Apparently, a bunch of people who bought Bitcoin when it cost roughly the price of a decent sandwich (Long-Term Holders, the analysts call them; sounds important) have decided to cash out. Over 370,000 Bitcoins worth! That’s… a lot of sandwiches. 🥪
Key Resistance Level Holds Strong (Or, Why Bitcoin Can’t Seem to Decide)
The price did a thing. It went up $2,000 at 1:30 am UTC on Tuesday. This was quite exciting for approximately five minutes, reaching a heady $107,500. Following which it essentially said, “Nah, I’m good,” and wandered back down to $105,500. It’s like a cat with a particularly ambivalent attitude towards boxes.

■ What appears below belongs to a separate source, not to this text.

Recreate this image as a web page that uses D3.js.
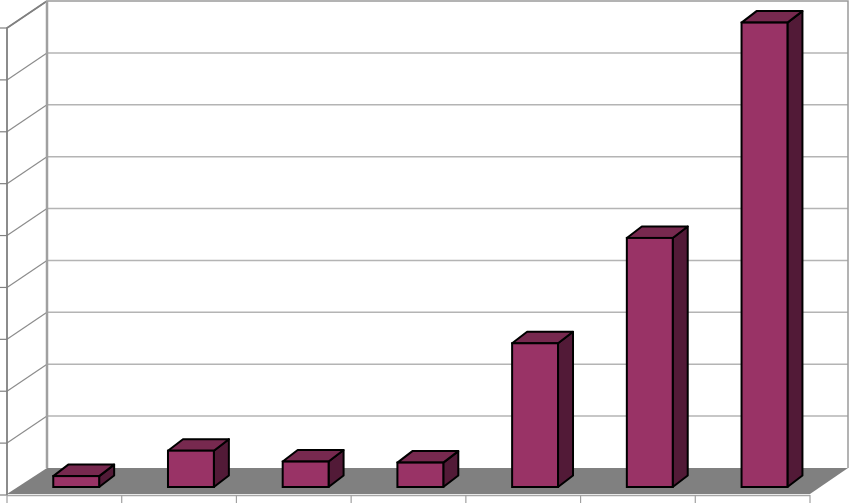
<!DOCTYPE html>
<html>
<head>
<meta charset="utf-8">
<script src="https://cdn.jsdelivr.net/npm/d3@7"></script>
<style>
html,body{margin:0;padding:0;background:#fff;}
svg{display:block;}
</style>
</head>
<body>
<svg id="chart" width="850" height="503"></svg>
<script>
// ---- data ----
const categories = ["1", "2", "3", "4", "5", "6", "7"];
const values = [0.21, 0.70, 0.49, 0.47, 2.77, 4.80, 8.95];
const valueTicks = [0, 1, 2, 3, 4, 5, 6, 7, 8, 9];

// ---- layout ----
const W = 850, H = 503;
const frontLeft = 7, frontRight = 810, frontY = 495;
const depthDX = 40, depthDY = -27;          // floor depth offset
const backTop = 1;
const plotH = (frontY + depthDY) - backTop;  // 467
const barFrontFrac = 8 / 27;                 // bar front face position in depth
const barDX = 15, barDY = -11.5;             // bar depth offset
const barWidthFrac = 0.4;

const svg = d3.select("#chart");

const x = d3.scaleBand().domain(categories).range([frontLeft, frontRight]).padding(0);
const y = d3.scaleLinear().domain([0, 9]).range([0, plotH]);

const backBottom = frontY + depthDY;   // 468
const backLeft = frontLeft + depthDX;  // 47
const backRight = frontRight + depthDX; // 850

// back wall
svg.append("rect")
  .attr("x", backLeft).attr("y", backTop)
  .attr("width", frontRight + depthDX - backLeft - 2).attr("height", backBottom - backTop)
  .attr("fill", "#fff");

// gridlines on back wall
svg.append("g").selectAll("line").data(valueTicks.filter(d => d > 0 && d < 9)).join("line")
  .attr("x1", backLeft).attr("x2", backRight - 2)
  .attr("y1", d => backBottom - y(d)).attr("y2", d => backBottom - y(d))
  .attr("stroke", "#b4b4b4").attr("stroke-width", 1.5);

// gridlines on left wall (diagonals)
svg.append("g").selectAll("line").data(valueTicks.filter(d => d > 0)).join("line")
  .attr("x1", backLeft).attr("y1", d => backBottom - y(d))
  .attr("x2", frontLeft).attr("y2", d => frontY - y(d))
  .attr("stroke", "#8c8c8c").attr("stroke-width", 1.2);

// back wall outline: top and right
svg.append("path")
  .attr("d", `M${backLeft},${backTop}H${backRight - 2}V${backBottom}`)
  .attr("fill", "none").attr("stroke", "#9a9a9a").attr("stroke-width", 1.5);

// left wall outline
svg.append("path")
  .attr("d", `M${frontLeft},${frontY}V${frontY - y(9)}L${backLeft},${backTop}`)
  .attr("fill", "none").attr("stroke", "#808080").attr("stroke-width", 1.8);
svg.append("line")
  .attr("x1", backLeft).attr("x2", backLeft).attr("y1", backTop).attr("y2", backBottom)
  .attr("stroke", "#a0a0a0").attr("stroke-width", 2.5);

// value tick marks on left front edge
svg.append("g").selectAll("line").data(valueTicks).join("line")
  .attr("x1", 0).attr("x2", frontLeft)
  .attr("y1", d => frontY - y(d)).attr("y2", d => frontY - y(d))
  .attr("stroke", "#808080").attr("stroke-width", 1.2);

// floor
svg.append("path")
  .attr("d", `M${frontLeft},${frontY - 1}L${frontRight},${frontY - 1}L${backRight - 2},${backBottom}L${backLeft},${backBottom}Z`)
  .attr("fill", "#808080");
svg.append("line")
  .attr("x1", frontLeft).attr("x2", frontRight).attr("y1", frontY + 0.5).attr("y2", frontY + 0.5)
  .attr("stroke", "#a6a6a6").attr("stroke-width", 1.5);

// category tick marks
const catEdges = categories.map(c => x(c)).concat([frontRight]);
svg.append("g").selectAll("line").data(catEdges).join("line")
  .attr("x1", d => d).attr("x2", d => d)
  .attr("y1", frontY).attr("y2", H)
  .attr("stroke", "#a0a0a0").attr("stroke-width", 1.2);

// bars
const bw = x.bandwidth() * barWidthFrac;
const shiftX = depthDX * barFrontFrac, shiftY = depthDY * barFrontFrac;
const bars = svg.append("g").selectAll("g").data(categories.map((c, i) => ({ c, v: values[i] }))).join("g");

function geom(d) {
  const x0 = x(d.c) + x.bandwidth() / 2 - bw / 2 + shiftX;
  const x1 = x0 + bw;
  const yb = frontY + shiftY;
  const yt = yb - y(d.v);
  return { x0, x1, yb, yt };
}
bars.append("path") // side
  .attr("d", d => { const g = geom(d); return `M${g.x1},${g.yt}L${g.x1 + barDX},${g.yt + barDY}L${g.x1 + barDX},${g.yb + barDY}L${g.x1},${g.yb}Z`; })
  .attr("fill", "#521a37").attr("stroke", "#000").attr("stroke-width", 2).attr("stroke-linejoin", "round");
bars.append("path") // top
  .attr("d", d => { const g = geom(d); return `M${g.x0},${g.yt}L${g.x0 + barDX},${g.yt + barDY}L${g.x1 + barDX},${g.yt + barDY}L${g.x1},${g.yt}Z`; })
  .attr("fill", "#77294f").attr("stroke", "#000").attr("stroke-width", 2).attr("stroke-linejoin", "round");
bars.append("rect") // front
  .attr("x", d => geom(d).x0).attr("y", d => geom(d).yt)
  .attr("width", bw).attr("height", d => y(d.v))
  .attr("fill", "#993366").attr("stroke", "#000").attr("stroke-width", 2);
</script>
</body>
</html>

Apparently, getting past $108,000 is going to be…difficult. Glassnode, a platform that makes charts (very important charts 📈), claims this is its ’85th percentile cost basis’. Which, in human language, means it’s a level where people historically go, “Oh dear, maybe I shouldn’t have.” It previously saved Bitcoin from a bit of a tumble, but now? Now it’s just being awkward.
It’s a fascinating example of how technical analysis can be remarkably precise…and yet utterly meaningless. It’s right until it’s not. Like predicting the weather in Britain. ☔
Long-Term Holders Maintaining ‘Peak Spending’ (aka: They’re Taking the Money and Running)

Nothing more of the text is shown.